Rızkın harâm yoldan kazanılması Allah’ın rızâsına, duâ ve ibadetlerin kabulüne de engeldir. Efendimiz (sav): “Bir kimse Allah yolunda uzun seferler yapar da saçı başı dağınık toza toprağa bulanmış vaziyette ellerini gökyüzüne açar, Ya Rabbi Ya Rabbi diyerek duâ eder. Halbuki onun yediği harâm içtiği harâm, gıdası harâmdır. Böyle birinin duâsı nasıl kabul edilir.“ [11] buyurmuştur.

Aziz Müminler,

Allah‘ın bizlere helâl olarak vaadettiği rızkımızı kendi elimizle harâma çevirmeyelim. Kendimizin, aile fertlerimizin sağlıgını ve aile huzurumuzu harâm kazançla tehlikeye atmayalım. Birbirimizin malına batıl şekilde göz dikip güven sarsarak içinde bulunduğumuz toplumu yaşanmaz hale getirmeyelim.

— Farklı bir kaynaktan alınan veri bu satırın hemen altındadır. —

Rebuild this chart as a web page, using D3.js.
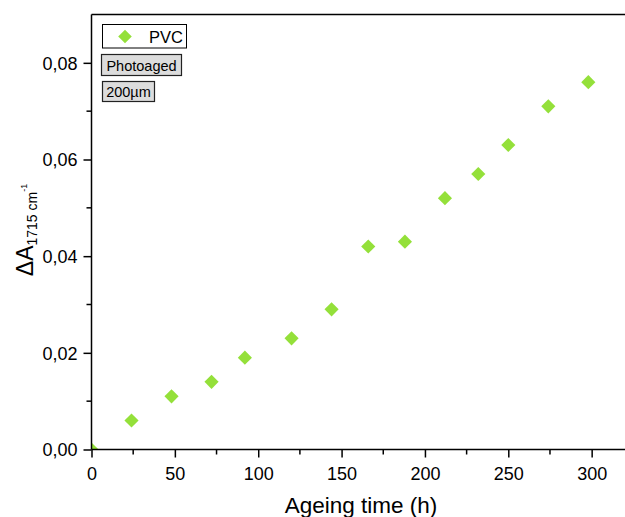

Hutbemi Efendimiz (sav)’in şu hadîsiyle bitirmek istiyorum. “Kıyamet gününde insan, malını nereden kazanıp nereye harcadığının hesabını vermedikçe Allah’ın huzurundan ayrılamaz.” [12]

[1] Âl-i İmrân 3/14.
[2] Kehf 18/32-36.
[3] Buhârî, Buyû‘ 7; Nesâî Buyû‘, 23.
[4] Mâide 5/88.
[5] Ankebut 29/60; Necm 53/39; Tâhâ 20/81.
[6] Nisâ 4/29.
[7] Ahmed b. Hanbel IV, 141.
[8] Buhârî Buyû‘, 15.
[9] Buhârî, Menâkibu‘l-Ensâr 26.
[10] Haris el-Muhasibi Risaletü‘l Müsterşidin, Halep S: 153.
[11] Müslim, Zekât, 65.
[12] Tirmizî, Sıfatu‘l-Kiyâme 1, Hadîs No: 2416.